### Information shown
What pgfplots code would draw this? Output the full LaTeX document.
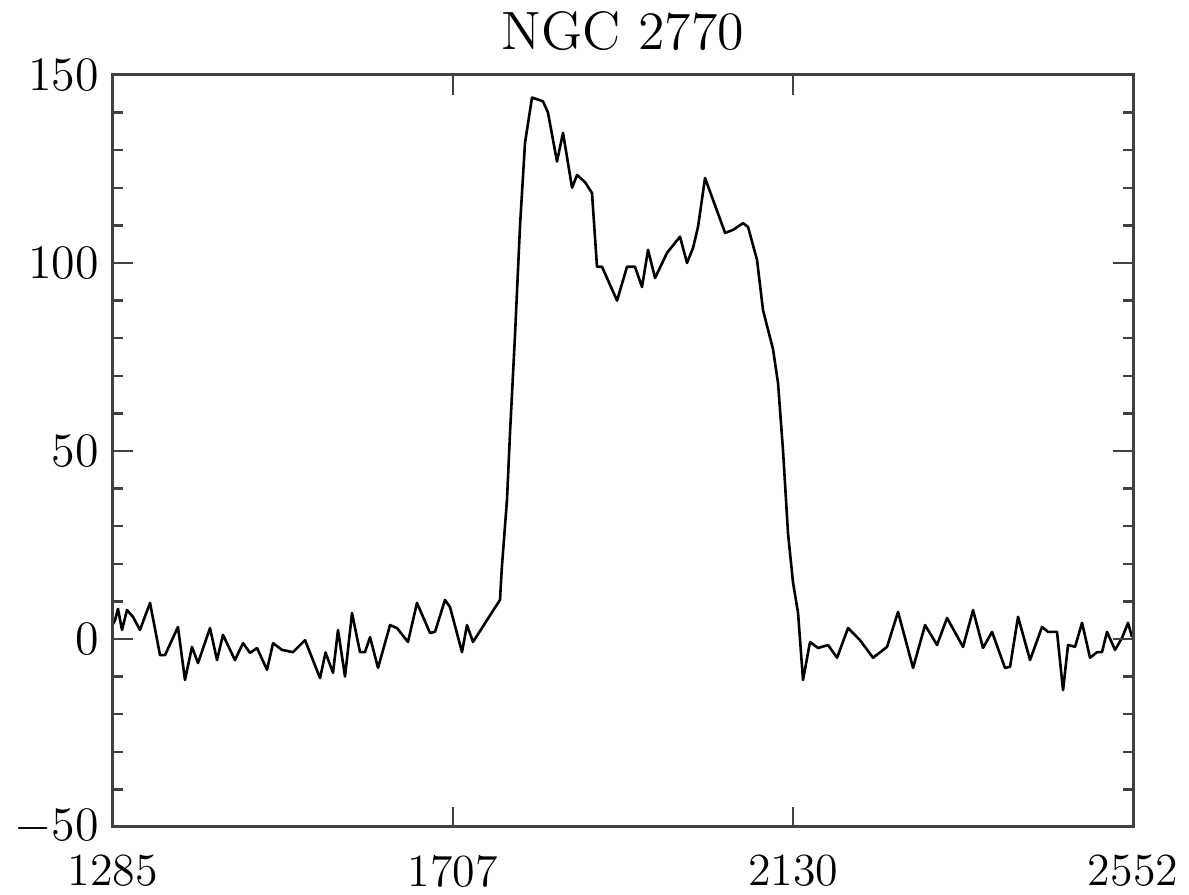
\documentclass[border=0pt]{standalone}
\usepackage{pgfplots}
\pgfplotsset{compat=1.18}
\usepackage{pgfplotstable}
\pgfplotstableread{
v f
1285 4
1287.5 5
1291.2 8
1296.2 2.4
1302.4 7.7
1309.8 5.9
1318.5 2.4
1331 9.6
1343.4 -4.3
1349.6 -4.3
1365.7 3.2
1374.4 -10.9
1383.1 -2.1
1390.6 -6.4
1405.5 2.9
1414.2 -5.6
1421.6 1.1
1436.5 -5.6
1446.5 -1.1
1455.2 -3.7
1463.9 -2.4
1476.3 -8.2
1483.8 -1.1
1494.9 -2.9
1508.6 -3.5
1523.5 -0.3
1542.2 -10.4
1549 -3.6
1558.3 -9
1564.5 2.4
1573.2 -10
1581.9 6.9
1591.8 -3.5
1598 -3.5
1604.3 0.5
1614.2 -7.7
1629.1 3.7
1637.8 2.9
1651.4 -0.8
1662.6 9.6
1678.8 1.6
1685 1.9
1697.4 10.4
1703.6 8.5
1718.5 -3.5
1724.7 3.7
1732.2 -0.8
1748 4.5
1765.7 10.4
1768 19
1774.4 37
1778.2 55
1784.4 81
1790.6 110
1796.8 132
1805.5 144
1819.1 143
1825.3 140
1836.5 127
1844 134.6
1855.2 120
1861.4 123.4
1871.3 121.5
1880 118.6
1886.2 99
1892.4 99
1911.1 90
1923.5 99
1933.4 99
1942.1 93.6
1949.6 103.5
1958.3 96
1973.2 102.7
1989.3 107
1998 100
2005.5 104
2011.7 109.6
2020.4 122.6
2045.3 108
2055.2 108.8
2067.6 110.6
2073.8 109.6
2085 100.8
2092.4 87.5
2104.9 77
2111.1 68
2117.3 50
2123.5 28
2129.7 15
2135.9 7
2142.1 -10.9
2150.8 -0.8
2160.8 -2.4
2173.2 -1.6
2184.4 -5
2198 2.9
2212.9 -0.3
2229.1 -5
2246.5 -2.1
2260.1 7.2
2278.8 -7.7
2293.7 3.7
2308.6 -1.6
2321 5.6
2340.9 -2.1
2353.3 7.7
2365.7 -2.4
2376.9 1.9
2393 -7.7
2399.3 -7.4
2409.2 5.9
2424.1 -5.6
2439 3.2
2446.5 1.9
2457.6 1.9
2465.1 -13.6
2471.3 -1.6
2480 -2.1
2488.7 4.3
2498.6 -5
2507.3 -3.5
2513.5 -3.5
2519.7 1.9
2529.7 -2.9
2538.4 0.3
2545.8 4.3
2550.8 0.5
}\spectrum
\begin{document}
\begin{tikzpicture}
\begin{axis}[
  at={(0pt,0pt)}, anchor=south west,
  scale only axis,
  width=255pt, height=188pt,
  xmin=1285, xmax=2552,
  ymin=-50, ymax=150,
  xtick={1285,1707,2130,2552},
  xticklabels={1285,1707,2130,2552},
  ytick={-50,0,50,100,150},
  minor y tick num=4,
  tick align=inside,
  major tick length=5pt,
  minor tick length=2.6pt,
  axis line style={line width=0.75pt, black!75},
  every tick/.style={line width=0.6pt, black!75},
  tick label style={font=\fontsize{11.5}{14}\selectfont},
  xticklabel style={yshift=-3.5pt},
  yticklabel style={xshift=0pt},
  title={NGC 2770},
  title style={font=\fontsize{13.5}{16}\selectfont, yshift=-3.5pt},
  scaled ticks=false,
  axis on top,
]
\addplot[black, line width=0.65pt, line join=round, mark=none] table[x=v, y=f] {\spectrum};
\end{axis}
\pgfresetboundingbox
\path[use as bounding box] (-28.25pt,-17pt) rectangle (269pt,206.75pt);
\end{tikzpicture}
\end{document}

### What you will do
Write out the full listing verbatim, excluding its pictures.

### Written response
What pgfplots code would draw this? Output the full LaTeX document.
\documentclass[border=0pt]{standalone}
\usepackage{pgfplots}
\pgfplotsset{compat=1.18}
\usepackage{pgfplotstable}
\pgfplotstableread{
v f
1285 4
1287.5 5
1291.2 8
1296.2 2.4
1302.4 7.7
1309.8 5.9
1318.5 2.4
1331 9.6
1343.4 -4.3
1349.6 -4.3
1365.7 3.2
1374.4 -10.9
1383.1 -2.1
1390.6 -6.4
1405.5 2.9
1414.2 -5.6
1421.6 1.1
1436.5 -5.6
1446.5 -1.1
1455.2 -3.7
1463.9 -2.4
1476.3 -8.2
1483.8 -1.1
1494.9 -2.9
1508.6 -3.5
1523.5 -0.3
1542.2 -10.4
1549 -3.6
1558.3 -9
1564.5 2.4
1573.2 -10
1581.9 6.9
1591.8 -3.5
1598 -3.5
1604.3 0.5
1614.2 -7.7
1629.1 3.7
1637.8 2.9
1651.4 -0.8
1662.6 9.6
1678.8 1.6
1685 1.9
1697.4 10.4
1703.6 8.5
1718.5 -3.5
1724.7 3.7
1732.2 -0.8
1748 4.5
1765.7 10.4
1768 19
1774.4 37
1778.2 55
1784.4 81
1790.6 110
1796.8 132
1805.5 144
1819.1 143
1825.3 140
1836.5 127
1844 134.6
1855.2 120
1861.4 123.4
1871.3 121.5
1880 118.6
1886.2 99
1892.4 99
1911.1 90
1923.5 99
1933.4 99
1942.1 93.6
1949.6 103.5
1958.3 96
1973.2 102.7
1989.3 107
1998 100
2005.5 104
2011.7 109.6
2020.4 122.6
2045.3 108
2055.2 108.8
2067.6 110.6
2073.8 109.6
2085 100.8
2092.4 87.5
2104.9 77
2111.1 68
2117.3 50
2123.5 28
2129.7 15
2135.9 7
2142.1 -10.9
2150.8 -0.8
2160.8 -2.4
2173.2 -1.6
2184.4 -5
2198 2.9
2212.9 -0.3
2229.1 -5
2246.5 -2.1
2260.1 7.2
2278.8 -7.7
2293.7 3.7
2308.6 -1.6
2321 5.6
2340.9 -2.1
2353.3 7.7
2365.7 -2.4
2376.9 1.9
2393 -7.7
2399.3 -7.4
2409.2 5.9
2424.1 -5.6
2439 3.2
2446.5 1.9
2457.6 1.9
2465.1 -13.6
2471.3 -1.6
2480 -2.1
2488.7 4.3
2498.6 -5
2507.3 -3.5
2513.5 -3.5
2519.7 1.9
2529.7 -2.9
2538.4 0.3
2545.8 4.3
2550.8 0.5
}\spectrum
\begin{document}
\begin{tikzpicture}
\begin{axis}[
  at={(0pt,0pt)}, anchor=south west,
  scale only axis,
  width=255pt, height=188pt,
  xmin=1285, xmax=2552,
  ymin=-50, ymax=150,
  xtick={1285,1707,2130,2552},
  xticklabels={1285,1707,2130,2552},
  ytick={-50,0,50,100,150},
  minor y tick num=4,
  tick align=inside,
  major tick length=5pt,
  minor tick length=2.6pt,
  axis line style={line width=0.75pt, black!75},
  every tick/.style={line width=0.6pt, black!75},
  tick label style={font=\fontsize{11.5}{14}\selectfont},
  xticklabel style={yshift=-3.5pt},
  yticklabel style={xshift=0pt},
  title={NGC 2770},
  title style={font=\fontsize{13.5}{16}\selectfont, yshift=-3.5pt},
  scaled ticks=false,
  axis on top,
]
\addplot[black, line width=0.65pt, line join=round, mark=none] table[x=v, y=f] {\spectrum};
\end{axis}
\pgfresetboundingbox
\path[use as bounding box] (-28.25pt,-17pt) rectangle (269pt,206.75pt);
\end{tikzpicture}
\end{document}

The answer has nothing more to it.